What you are asked to do -> Extract, exactly as written, each line from the start of the records below to the line containing "tip] (X1) -- (r);", both ends included; drop the pictures.

Rows from a dataset of charts and code:
■ ■ ■ ■ ■ ■ ■
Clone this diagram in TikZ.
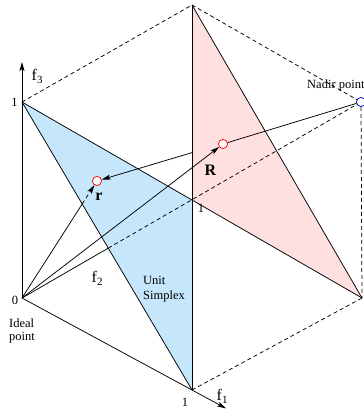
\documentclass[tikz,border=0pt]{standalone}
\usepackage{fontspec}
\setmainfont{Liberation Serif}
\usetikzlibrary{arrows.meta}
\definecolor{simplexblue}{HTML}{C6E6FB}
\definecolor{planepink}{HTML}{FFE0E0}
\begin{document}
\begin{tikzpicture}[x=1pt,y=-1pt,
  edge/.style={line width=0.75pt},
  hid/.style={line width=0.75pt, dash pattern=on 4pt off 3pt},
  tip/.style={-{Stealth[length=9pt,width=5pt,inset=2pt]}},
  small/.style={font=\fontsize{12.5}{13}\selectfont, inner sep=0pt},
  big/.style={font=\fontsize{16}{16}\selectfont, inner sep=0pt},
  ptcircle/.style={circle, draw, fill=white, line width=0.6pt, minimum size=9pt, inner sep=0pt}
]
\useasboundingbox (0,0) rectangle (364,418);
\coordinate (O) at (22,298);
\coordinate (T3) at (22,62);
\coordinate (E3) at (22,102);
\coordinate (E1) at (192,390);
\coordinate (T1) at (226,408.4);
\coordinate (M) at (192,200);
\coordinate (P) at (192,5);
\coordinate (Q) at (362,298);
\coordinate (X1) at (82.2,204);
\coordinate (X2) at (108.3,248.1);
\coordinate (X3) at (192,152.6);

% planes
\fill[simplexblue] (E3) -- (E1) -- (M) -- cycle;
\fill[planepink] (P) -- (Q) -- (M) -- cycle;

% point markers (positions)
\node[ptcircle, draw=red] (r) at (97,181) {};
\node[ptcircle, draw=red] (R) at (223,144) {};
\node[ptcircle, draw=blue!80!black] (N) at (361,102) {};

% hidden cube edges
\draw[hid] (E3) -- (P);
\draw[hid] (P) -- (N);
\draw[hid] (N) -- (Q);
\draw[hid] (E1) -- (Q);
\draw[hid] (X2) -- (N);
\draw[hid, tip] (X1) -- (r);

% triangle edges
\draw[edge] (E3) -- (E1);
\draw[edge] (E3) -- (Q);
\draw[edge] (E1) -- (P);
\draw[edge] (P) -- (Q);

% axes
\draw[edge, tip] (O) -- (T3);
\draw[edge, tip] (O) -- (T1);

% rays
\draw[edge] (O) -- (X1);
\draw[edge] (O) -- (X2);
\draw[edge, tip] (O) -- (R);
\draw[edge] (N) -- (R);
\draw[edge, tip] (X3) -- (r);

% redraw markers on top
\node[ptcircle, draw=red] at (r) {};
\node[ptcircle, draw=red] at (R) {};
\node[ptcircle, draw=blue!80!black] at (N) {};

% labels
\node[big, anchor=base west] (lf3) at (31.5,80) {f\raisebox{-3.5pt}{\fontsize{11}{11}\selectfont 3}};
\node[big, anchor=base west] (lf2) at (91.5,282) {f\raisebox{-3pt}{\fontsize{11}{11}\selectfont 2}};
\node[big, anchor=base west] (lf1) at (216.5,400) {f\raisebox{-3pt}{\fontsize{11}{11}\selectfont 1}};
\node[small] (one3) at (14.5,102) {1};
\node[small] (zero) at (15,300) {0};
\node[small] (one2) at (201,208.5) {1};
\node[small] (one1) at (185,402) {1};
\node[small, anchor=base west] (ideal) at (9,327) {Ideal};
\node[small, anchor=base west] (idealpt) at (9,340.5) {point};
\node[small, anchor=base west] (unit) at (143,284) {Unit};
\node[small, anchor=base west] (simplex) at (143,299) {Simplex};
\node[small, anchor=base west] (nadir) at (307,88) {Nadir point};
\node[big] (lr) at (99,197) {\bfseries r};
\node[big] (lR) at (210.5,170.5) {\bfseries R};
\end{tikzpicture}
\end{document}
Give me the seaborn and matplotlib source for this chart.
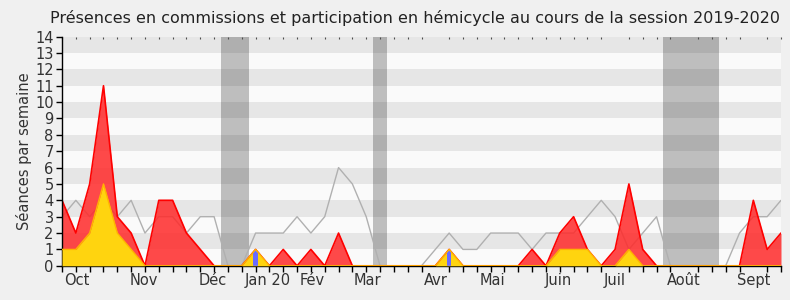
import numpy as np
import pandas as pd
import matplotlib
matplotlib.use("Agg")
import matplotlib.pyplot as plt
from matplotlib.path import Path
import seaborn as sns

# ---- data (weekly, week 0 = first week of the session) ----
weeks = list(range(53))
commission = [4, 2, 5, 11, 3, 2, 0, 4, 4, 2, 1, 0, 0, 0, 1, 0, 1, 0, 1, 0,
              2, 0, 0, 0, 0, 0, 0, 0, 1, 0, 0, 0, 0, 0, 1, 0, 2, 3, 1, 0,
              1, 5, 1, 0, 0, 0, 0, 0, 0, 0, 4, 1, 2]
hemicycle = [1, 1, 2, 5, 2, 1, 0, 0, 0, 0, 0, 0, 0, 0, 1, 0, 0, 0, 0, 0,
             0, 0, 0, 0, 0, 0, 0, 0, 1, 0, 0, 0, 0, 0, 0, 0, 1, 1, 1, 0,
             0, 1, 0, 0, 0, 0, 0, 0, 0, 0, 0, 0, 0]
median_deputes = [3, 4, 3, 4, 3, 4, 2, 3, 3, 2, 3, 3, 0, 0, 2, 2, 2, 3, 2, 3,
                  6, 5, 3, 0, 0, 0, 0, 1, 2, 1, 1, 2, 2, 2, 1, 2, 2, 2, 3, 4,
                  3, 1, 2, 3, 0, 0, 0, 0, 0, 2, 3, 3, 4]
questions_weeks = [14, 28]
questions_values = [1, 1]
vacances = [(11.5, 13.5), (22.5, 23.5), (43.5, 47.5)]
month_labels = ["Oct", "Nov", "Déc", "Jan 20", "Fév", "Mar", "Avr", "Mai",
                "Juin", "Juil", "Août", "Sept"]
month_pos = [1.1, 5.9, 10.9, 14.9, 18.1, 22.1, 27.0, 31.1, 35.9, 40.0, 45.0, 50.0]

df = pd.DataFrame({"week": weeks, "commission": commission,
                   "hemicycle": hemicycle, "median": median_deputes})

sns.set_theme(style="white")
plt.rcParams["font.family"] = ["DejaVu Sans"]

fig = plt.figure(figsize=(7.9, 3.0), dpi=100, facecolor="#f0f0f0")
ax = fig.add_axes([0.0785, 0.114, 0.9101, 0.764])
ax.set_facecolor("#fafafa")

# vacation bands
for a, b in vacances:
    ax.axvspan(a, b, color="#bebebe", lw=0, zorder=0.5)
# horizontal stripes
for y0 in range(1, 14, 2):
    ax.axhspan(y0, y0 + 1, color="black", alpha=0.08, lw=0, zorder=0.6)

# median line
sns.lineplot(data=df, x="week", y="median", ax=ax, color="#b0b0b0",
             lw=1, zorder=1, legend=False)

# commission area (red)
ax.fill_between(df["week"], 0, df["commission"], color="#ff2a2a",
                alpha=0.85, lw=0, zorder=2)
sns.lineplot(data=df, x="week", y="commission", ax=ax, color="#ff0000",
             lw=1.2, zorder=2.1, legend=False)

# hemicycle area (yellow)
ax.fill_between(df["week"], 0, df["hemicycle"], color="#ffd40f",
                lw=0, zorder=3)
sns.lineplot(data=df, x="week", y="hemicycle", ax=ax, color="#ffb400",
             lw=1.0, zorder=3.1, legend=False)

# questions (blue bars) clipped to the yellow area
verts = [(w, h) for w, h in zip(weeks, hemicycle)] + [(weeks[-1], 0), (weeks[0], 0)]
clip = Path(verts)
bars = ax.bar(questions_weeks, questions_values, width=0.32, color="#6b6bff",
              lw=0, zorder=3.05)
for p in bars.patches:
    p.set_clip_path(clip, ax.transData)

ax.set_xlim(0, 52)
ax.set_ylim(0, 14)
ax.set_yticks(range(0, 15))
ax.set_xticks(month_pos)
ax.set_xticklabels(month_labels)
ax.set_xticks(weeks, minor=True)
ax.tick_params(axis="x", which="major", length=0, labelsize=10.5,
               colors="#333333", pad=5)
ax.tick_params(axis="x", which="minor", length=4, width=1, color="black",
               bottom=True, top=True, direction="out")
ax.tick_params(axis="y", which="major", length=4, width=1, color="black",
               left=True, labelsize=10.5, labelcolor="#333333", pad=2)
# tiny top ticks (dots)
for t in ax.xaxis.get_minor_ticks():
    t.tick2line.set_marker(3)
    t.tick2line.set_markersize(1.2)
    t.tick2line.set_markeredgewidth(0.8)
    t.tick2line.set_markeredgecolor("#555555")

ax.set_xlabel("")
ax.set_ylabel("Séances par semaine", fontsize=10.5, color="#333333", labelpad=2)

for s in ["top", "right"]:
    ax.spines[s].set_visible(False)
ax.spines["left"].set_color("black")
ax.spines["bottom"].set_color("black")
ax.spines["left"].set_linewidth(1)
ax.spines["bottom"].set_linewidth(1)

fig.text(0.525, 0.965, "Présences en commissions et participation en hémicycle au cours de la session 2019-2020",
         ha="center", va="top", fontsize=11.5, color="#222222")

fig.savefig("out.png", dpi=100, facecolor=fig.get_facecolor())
■ ■ ■ ■ ■ ■ ■
Solution below ->
Clone this diagram in TikZ.
\documentclass[tikz,border=0pt]{standalone}
\usepackage{fontspec}
\setmainfont{Liberation Serif}
\usetikzlibrary{arrows.meta}
\definecolor{simplexblue}{HTML}{C6E6FB}
\definecolor{planepink}{HTML}{FFE0E0}
\begin{document}
\begin{tikzpicture}[x=1pt,y=-1pt,
  edge/.style={line width=0.75pt},
  hid/.style={line width=0.75pt, dash pattern=on 4pt off 3pt},
  tip/.style={-{Stealth[length=9pt,width=5pt,inset=2pt]}},
  small/.style={font=\fontsize{12.5}{13}\selectfont, inner sep=0pt},
  big/.style={font=\fontsize{16}{16}\selectfont, inner sep=0pt},
  ptcircle/.style={circle, draw, fill=white, line width=0.6pt, minimum size=9pt, inner sep=0pt}
]
\useasboundingbox (0,0) rectangle (364,418);
\coordinate (O) at (22,298);
\coordinate (T3) at (22,62);
\coordinate (E3) at (22,102);
\coordinate (E1) at (192,390);
\coordinate (T1) at (226,408.4);
\coordinate (M) at (192,200);
\coordinate (P) at (192,5);
\coordinate (Q) at (362,298);
\coordinate (X1) at (82.2,204);
\coordinate (X2) at (108.3,248.1);
\coordinate (X3) at (192,152.6);

% planes
\fill[simplexblue] (E3) -- (E1) -- (M) -- cycle;
\fill[planepink] (P) -- (Q) -- (M) -- cycle;

% point markers (positions)
\node[ptcircle, draw=red] (r) at (97,181) {};
\node[ptcircle, draw=red] (R) at (223,144) {};
\node[ptcircle, draw=blue!80!black] (N) at (361,102) {};

% hidden cube edges
\draw[hid] (E3) -- (P);
\draw[hid] (P) -- (N);
\draw[hid] (N) -- (Q);
\draw[hid] (E1) -- (Q);
\draw[hid] (X2) -- (N);
\draw[hid, tip] (X1) -- (r);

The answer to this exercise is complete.